The second example I will cover is also from 1993. It is the FDA’s cleaning validation guidance document. And this example also covers the issue of limits. In that document the FDA state that “limits that have been mentioned by industry representatives … include analytical detection levels such as 10 PPM, biological activity levels such as 1/1000 of the normal therapeutic dose, and organoleptic levels such as no visible residue”. It is likely that those three “industry examples” are from the Fourman and Mullen paper since that publication is listed in the “references” at the end of the FDA guidance. Yes, the FDA presentation is slightly different in that it refers to the “normal therapeutic dose” as opposed to the minimum therapeutic dose, as well as expanding visually clean to other organoleptic evaluations.
However, what I want to focus on here is the FDA’s reference to 10 ppm as the analytical detection level. As an analytical detection level, this sounds like it means that as long as the analytical sample test result is below 10 ppm, any measured residue is acceptable. We all know this can’t be the case; if it were we would just extract our swab samples with a much larger volume of diluent to make sure the measured value was below 10 ppm. But that is not what stated in the Fourman/Mullen paper. The 10 ppm is 10 ppm as the concentration in the next drug product. I suspect that this is part of the reason that I still see people wanting to set limits just based on a 10 ppm value in an analytical sample. For clarification, doing so may be possible, as long as 10 ppm in an analytical sample was less than a limit calculated on a dose criterion and on a 10 ppm in the next product criterion.
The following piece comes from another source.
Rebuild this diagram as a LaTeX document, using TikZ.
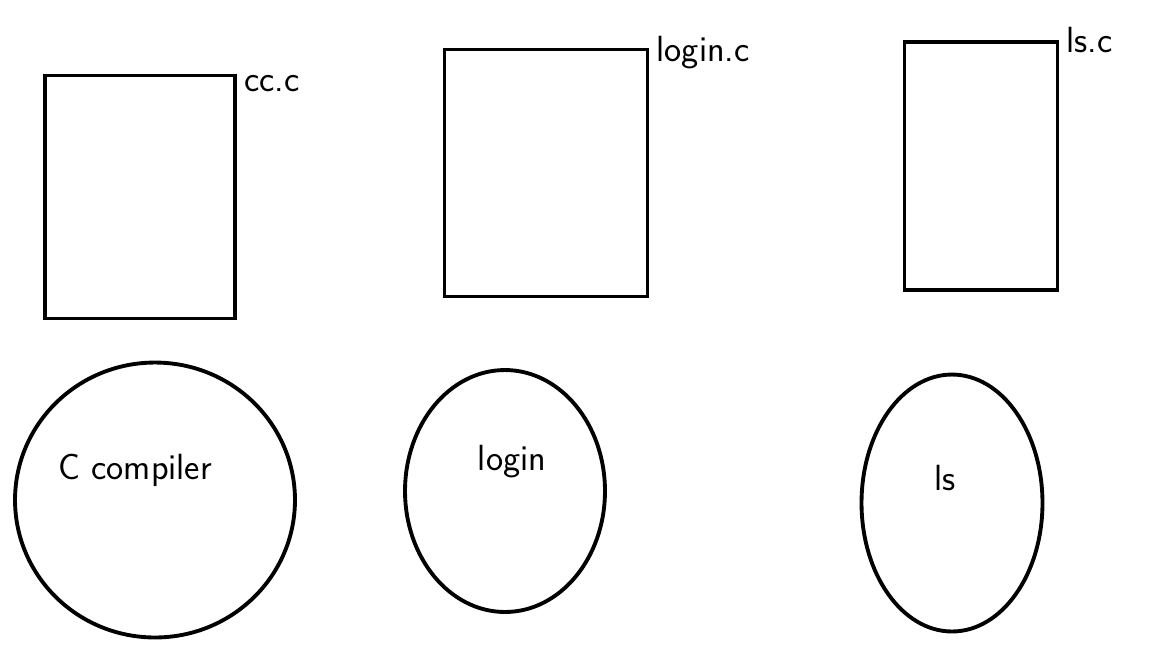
\documentclass[tikz,border=0pt]{standalone}
\usetikzlibrary{shapes.geometric}

\begin{document}
\begin{tikzpicture}[x=0.02cm,y=-0.02cm,line width=2.2pt,every node/.style={font=\sffamily\huge},
  srcfile/.style={draw,rectangle,inner sep=0pt},
  binprog/.style={draw,ellipse,inner sep=0pt}]
\useasboundingbox (0,0) rectangle (1158,657);
% source files
\node[srcfile,minimum width=3.8cm,minimum height=4.86cm] (cc) at (140,197) {};
\node[srcfile,minimum width=4.06cm,minimum height=4.94cm] (login) at (546,173) {};
\node[srcfile,minimum width=3.06cm,minimum height=4.96cm] (ls) at (981,166) {};
\node[anchor=west,inner sep=3pt] (ccname) at ([yshift=-0.2cm]cc.north east) {cc.c};
\node[anchor=west,inner sep=3pt] (loginname) at ([yshift=-0.1cm]login.north east) {login.c};
\node[anchor=west,inner sep=3pt] (lsname) at (ls.north east) {ls.c};
% programs
\node[binprog,minimum width=5.6cm,minimum height=5.5cm] (ccprog) at (155,500) {};
\node[binprog,minimum width=4cm,minimum height=4.84cm] (loginprog) at (505,491) {};
\node[binprog,minimum width=3.62cm,minimum height=5.14cm] (lsprog) at (952,503) {};
\node (cctext) at (135,470) {C compiler};
\node (logintext) at (512,462) {login};
\node (lstext) at (945,478) {ls};
\end{tikzpicture}
\end{document}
So, is there a practical point to giving these examples? Of course! The first is to never use the word “product” in a generic sense unless you clearly state you are doing so. For example, sometimes I will write “As used in this report, “product” may mean drug product, active, excipient or cleaning agent”. But, if I am specifically referring to the formulated product, I try to refer to it as the “drug product” (or sometimes as formulated drug product, to be somewhat redundant). And I refer to the active as drug substance, API or drug active. It may seem wordy, but it avoids potential confusion. Second, when you refer to a limit make sure you state what that limit is a limit in (or what it is a limit for). There is a clear difference between 10 ppm in the next product and10 ppm in the extracted swab sample. This is one of the reasons that I try to use the “L0, L1, L2, L3, L4a, L4b, and L4c” terminology (see the September 2012 Cleaning Memo) when I discuss limits.
Some of you may tire of me talking about the importance of clear expression of ideas. However, if you continue reading my Cleaning Memos in the future, I’m sure I will occasionally come back to another example of the need to be more careful in the language we use.